- _THE REQUEST_:
What do the lines from the top of the data through the line with "import * as d3 from 'd3';" say? Quote them exactly and include both ends.
>> BEGIN INFORMATION PROVIDED
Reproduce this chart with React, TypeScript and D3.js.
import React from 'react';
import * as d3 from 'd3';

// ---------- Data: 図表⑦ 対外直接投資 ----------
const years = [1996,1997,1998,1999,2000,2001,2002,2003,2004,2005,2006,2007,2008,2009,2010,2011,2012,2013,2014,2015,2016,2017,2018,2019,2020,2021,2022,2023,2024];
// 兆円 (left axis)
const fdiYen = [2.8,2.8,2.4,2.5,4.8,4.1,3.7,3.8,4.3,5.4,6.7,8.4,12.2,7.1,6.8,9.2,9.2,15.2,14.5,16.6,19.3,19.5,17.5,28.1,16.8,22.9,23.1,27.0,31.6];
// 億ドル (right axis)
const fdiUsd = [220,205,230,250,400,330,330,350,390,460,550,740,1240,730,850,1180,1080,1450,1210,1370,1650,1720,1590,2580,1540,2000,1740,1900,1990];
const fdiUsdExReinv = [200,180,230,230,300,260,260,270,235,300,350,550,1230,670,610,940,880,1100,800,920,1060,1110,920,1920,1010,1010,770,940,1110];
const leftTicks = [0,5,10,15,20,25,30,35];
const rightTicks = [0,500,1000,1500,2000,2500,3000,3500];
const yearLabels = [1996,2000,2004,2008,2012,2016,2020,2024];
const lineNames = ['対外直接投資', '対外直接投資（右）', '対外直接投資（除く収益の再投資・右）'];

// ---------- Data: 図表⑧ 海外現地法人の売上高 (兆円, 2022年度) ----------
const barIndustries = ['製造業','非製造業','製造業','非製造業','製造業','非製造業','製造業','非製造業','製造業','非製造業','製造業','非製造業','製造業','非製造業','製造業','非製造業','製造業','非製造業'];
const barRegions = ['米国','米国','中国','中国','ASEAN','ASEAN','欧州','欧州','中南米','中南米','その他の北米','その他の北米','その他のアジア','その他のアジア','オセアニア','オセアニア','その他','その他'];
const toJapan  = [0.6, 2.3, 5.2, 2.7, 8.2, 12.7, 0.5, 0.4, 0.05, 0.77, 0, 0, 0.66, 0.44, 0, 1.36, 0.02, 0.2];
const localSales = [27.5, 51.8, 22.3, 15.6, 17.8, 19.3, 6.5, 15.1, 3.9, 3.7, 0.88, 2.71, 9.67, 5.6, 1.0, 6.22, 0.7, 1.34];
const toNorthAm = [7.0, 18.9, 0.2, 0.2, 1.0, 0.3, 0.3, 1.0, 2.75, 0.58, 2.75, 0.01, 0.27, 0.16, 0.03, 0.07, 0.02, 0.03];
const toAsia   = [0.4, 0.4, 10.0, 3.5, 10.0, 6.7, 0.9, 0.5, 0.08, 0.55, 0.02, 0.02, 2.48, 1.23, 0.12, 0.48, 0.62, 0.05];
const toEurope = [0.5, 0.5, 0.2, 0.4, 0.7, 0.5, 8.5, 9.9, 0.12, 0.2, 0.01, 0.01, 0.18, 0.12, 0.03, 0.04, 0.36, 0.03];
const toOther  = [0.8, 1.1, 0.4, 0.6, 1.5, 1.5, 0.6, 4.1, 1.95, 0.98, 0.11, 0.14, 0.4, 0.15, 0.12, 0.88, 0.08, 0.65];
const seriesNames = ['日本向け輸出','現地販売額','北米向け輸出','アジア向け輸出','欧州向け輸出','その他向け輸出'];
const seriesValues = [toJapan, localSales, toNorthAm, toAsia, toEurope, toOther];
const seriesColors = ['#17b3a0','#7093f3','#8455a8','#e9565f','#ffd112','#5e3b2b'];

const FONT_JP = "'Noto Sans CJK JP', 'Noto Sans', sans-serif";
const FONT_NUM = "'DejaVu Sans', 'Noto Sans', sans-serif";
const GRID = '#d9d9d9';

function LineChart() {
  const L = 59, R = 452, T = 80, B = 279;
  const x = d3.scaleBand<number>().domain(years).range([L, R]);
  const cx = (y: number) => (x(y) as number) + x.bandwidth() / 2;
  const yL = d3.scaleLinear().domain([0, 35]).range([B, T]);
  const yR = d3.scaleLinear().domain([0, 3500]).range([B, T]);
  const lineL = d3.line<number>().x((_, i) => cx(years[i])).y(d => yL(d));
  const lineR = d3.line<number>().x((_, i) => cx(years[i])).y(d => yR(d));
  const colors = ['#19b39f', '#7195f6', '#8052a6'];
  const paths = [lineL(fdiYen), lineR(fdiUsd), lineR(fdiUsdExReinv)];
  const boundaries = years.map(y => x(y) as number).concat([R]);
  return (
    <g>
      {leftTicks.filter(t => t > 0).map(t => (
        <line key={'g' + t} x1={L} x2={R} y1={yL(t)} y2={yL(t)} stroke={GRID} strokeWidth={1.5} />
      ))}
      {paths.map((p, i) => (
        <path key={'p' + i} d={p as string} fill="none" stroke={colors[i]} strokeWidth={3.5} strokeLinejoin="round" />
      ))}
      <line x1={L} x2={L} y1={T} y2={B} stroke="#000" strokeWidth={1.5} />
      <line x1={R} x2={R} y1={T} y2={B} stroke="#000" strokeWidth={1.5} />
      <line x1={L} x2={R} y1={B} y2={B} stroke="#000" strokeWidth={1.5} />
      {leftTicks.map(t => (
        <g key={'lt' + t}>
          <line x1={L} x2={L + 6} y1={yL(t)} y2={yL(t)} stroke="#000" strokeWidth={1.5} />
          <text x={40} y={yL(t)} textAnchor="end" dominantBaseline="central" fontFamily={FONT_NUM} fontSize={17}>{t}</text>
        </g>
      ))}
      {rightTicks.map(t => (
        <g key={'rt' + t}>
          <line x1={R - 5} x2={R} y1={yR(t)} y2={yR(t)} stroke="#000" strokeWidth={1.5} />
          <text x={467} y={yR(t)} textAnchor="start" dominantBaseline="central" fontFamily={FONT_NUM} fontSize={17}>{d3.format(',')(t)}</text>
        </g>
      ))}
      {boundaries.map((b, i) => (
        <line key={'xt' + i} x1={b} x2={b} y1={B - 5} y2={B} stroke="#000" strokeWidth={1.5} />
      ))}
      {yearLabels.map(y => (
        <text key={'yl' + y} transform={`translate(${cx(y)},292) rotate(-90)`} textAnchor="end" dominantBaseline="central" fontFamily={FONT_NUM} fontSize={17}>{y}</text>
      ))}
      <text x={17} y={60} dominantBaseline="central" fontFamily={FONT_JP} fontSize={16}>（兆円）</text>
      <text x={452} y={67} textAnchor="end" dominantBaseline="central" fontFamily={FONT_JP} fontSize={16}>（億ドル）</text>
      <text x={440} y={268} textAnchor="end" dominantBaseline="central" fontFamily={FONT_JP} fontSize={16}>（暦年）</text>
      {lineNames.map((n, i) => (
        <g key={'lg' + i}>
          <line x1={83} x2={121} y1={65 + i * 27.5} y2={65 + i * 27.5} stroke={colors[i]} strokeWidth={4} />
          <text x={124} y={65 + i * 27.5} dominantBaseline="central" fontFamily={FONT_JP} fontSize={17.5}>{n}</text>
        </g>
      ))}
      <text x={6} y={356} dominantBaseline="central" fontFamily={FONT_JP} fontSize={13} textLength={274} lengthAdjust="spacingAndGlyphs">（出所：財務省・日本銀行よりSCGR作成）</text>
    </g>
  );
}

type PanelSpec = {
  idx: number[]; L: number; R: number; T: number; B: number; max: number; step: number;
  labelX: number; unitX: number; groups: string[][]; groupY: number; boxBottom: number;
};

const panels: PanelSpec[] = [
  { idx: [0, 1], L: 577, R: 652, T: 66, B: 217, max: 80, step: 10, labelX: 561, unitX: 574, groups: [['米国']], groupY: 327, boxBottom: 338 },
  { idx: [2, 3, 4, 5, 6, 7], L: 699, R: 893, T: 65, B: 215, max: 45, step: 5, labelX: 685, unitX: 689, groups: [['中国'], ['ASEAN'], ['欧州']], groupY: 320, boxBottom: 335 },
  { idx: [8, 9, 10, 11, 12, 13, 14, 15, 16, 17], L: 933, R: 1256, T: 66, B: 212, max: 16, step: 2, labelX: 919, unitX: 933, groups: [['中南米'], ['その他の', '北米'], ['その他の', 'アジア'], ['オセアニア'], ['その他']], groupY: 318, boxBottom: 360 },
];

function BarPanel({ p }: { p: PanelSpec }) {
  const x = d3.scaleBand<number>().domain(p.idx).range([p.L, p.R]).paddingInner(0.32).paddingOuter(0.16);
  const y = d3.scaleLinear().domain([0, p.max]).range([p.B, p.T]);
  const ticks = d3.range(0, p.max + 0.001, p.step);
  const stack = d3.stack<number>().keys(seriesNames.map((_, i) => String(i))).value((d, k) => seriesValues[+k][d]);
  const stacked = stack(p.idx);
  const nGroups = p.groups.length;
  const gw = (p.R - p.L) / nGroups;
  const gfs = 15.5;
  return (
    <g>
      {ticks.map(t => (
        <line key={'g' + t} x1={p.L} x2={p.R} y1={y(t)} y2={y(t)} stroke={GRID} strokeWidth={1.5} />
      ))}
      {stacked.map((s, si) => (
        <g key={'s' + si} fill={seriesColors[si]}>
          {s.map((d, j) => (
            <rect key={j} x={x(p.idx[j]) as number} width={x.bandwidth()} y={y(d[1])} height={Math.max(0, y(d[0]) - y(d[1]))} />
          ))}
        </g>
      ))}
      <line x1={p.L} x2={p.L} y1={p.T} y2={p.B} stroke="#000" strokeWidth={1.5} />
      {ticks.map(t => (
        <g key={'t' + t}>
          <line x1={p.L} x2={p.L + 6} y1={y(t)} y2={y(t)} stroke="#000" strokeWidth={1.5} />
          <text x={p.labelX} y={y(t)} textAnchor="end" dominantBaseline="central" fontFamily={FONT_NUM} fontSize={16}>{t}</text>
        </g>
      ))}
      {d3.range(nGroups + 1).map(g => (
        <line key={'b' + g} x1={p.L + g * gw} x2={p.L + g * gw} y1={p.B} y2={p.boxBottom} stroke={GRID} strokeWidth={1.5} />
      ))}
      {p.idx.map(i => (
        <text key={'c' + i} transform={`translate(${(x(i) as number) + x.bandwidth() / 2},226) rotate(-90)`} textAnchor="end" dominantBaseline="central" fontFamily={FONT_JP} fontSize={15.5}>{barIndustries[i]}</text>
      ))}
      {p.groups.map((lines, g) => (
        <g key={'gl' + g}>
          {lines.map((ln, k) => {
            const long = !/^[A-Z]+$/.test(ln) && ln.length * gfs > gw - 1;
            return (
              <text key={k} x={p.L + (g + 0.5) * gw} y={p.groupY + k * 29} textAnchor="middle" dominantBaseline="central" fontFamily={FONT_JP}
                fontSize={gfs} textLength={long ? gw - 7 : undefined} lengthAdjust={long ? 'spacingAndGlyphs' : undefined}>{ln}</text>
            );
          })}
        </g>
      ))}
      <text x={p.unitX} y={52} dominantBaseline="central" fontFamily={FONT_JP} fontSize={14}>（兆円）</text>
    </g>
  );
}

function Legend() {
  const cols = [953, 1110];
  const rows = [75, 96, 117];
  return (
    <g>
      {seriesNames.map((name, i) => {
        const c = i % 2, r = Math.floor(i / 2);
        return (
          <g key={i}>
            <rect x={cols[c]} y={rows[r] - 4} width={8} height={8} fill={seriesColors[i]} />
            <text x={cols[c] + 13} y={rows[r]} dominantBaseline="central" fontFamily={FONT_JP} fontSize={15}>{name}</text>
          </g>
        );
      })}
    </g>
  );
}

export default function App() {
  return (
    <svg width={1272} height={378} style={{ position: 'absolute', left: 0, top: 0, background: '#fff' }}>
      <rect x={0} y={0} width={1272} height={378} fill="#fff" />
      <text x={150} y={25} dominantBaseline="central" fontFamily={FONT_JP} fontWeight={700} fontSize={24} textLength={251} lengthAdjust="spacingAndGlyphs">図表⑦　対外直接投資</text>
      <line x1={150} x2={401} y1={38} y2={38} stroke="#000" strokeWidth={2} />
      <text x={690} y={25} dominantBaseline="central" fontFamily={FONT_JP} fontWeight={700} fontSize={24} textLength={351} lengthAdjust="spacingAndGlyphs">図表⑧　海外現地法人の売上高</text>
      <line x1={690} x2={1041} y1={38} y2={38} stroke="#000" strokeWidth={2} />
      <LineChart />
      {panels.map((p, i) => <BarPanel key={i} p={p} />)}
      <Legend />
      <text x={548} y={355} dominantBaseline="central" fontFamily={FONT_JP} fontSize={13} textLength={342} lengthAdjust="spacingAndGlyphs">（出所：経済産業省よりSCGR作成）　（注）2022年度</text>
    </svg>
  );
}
>> END INFORMATION PROVIDED
- _SOLUTION TO THE PROBLEM_:
Reproduce this chart with React, TypeScript and D3.js.
import React from 'react';
import * as d3 from 'd3';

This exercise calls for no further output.